Hindustan Motors, the manufacturer of the iconic Ambassador has decided to stop the production of this legend model. The reasons behind this are said to be many like its weak demand, lack of sales (as now it is normally used by Indian officialdom only) and no major change in its glimpse since its launch etc.
The iconic Ambassador was modeled after the British Morris Oxford and it was the first car to be manufactured in India. The Ambassador when launched had become a status symbol as being a very first Indian made model; everyone was in the queue to own it.
But then, in mid-1980s a reliable brand came in limelight with a new hatchback at much lower price and suddenly the iconic Ambassador began to lose its dominance. This brand was Maruti Suzuki and car it launched at that time was Maruti-800 (hatchback) which came with very much affordable tag.
Further, international manufacturers had started to take interest in Indian automobile industry and started bringing their smartly designed models with more advanced technology. This was the era of around mid-1990s when Ambassador had lost more than half market shares.
Later then, the iconic Ambassador has been become a choice of only government bureaucrats and politicians.
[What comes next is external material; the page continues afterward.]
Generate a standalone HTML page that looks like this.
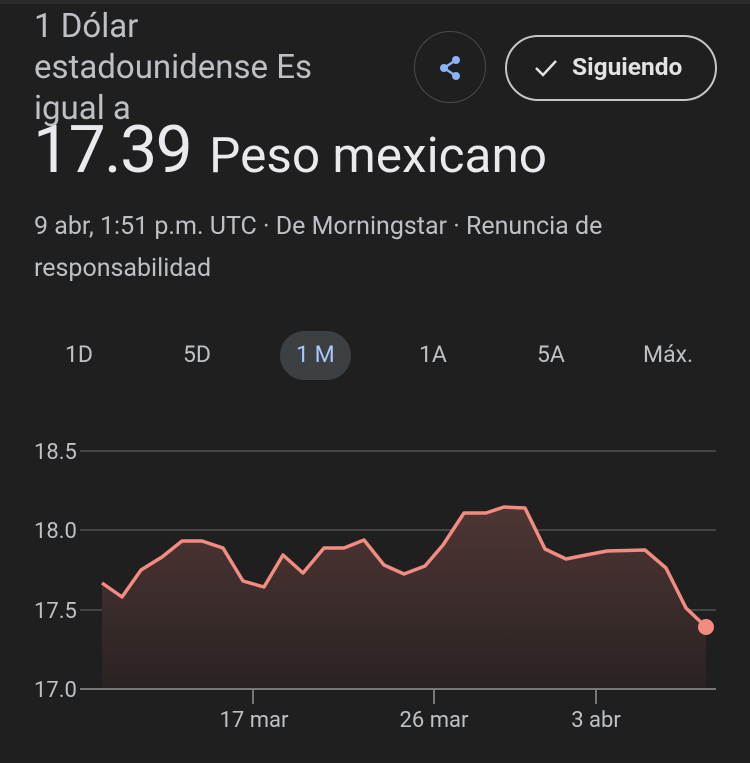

The car is still being used as a Taxi in many cities of India, though.
On Saturday, Hindustan Motors stated, “worsening conditions at its Uttarpara plant which include very low productivity, growing indiscipline, critical shortage of funds, lack of demand for its core product the Ambassador and large accumulation of liabilities.” Company also stated that the production of this car has been suspended at its Uttarpara plant till any further notice.
“The suspension of work will enable the company in restricting mounting liabilities and restructure its organization and finances and bring in a situation conducive to reopening of the plant,” the company further said in its statement.
As per the data of Indian automobile industry, the Hindustan Motors sold only around 2200 units of Ambassadors in its financial year ended in March 2014. This contribution is just a minor share in the 1.8 million passenger cars which have sold during this respective year in India.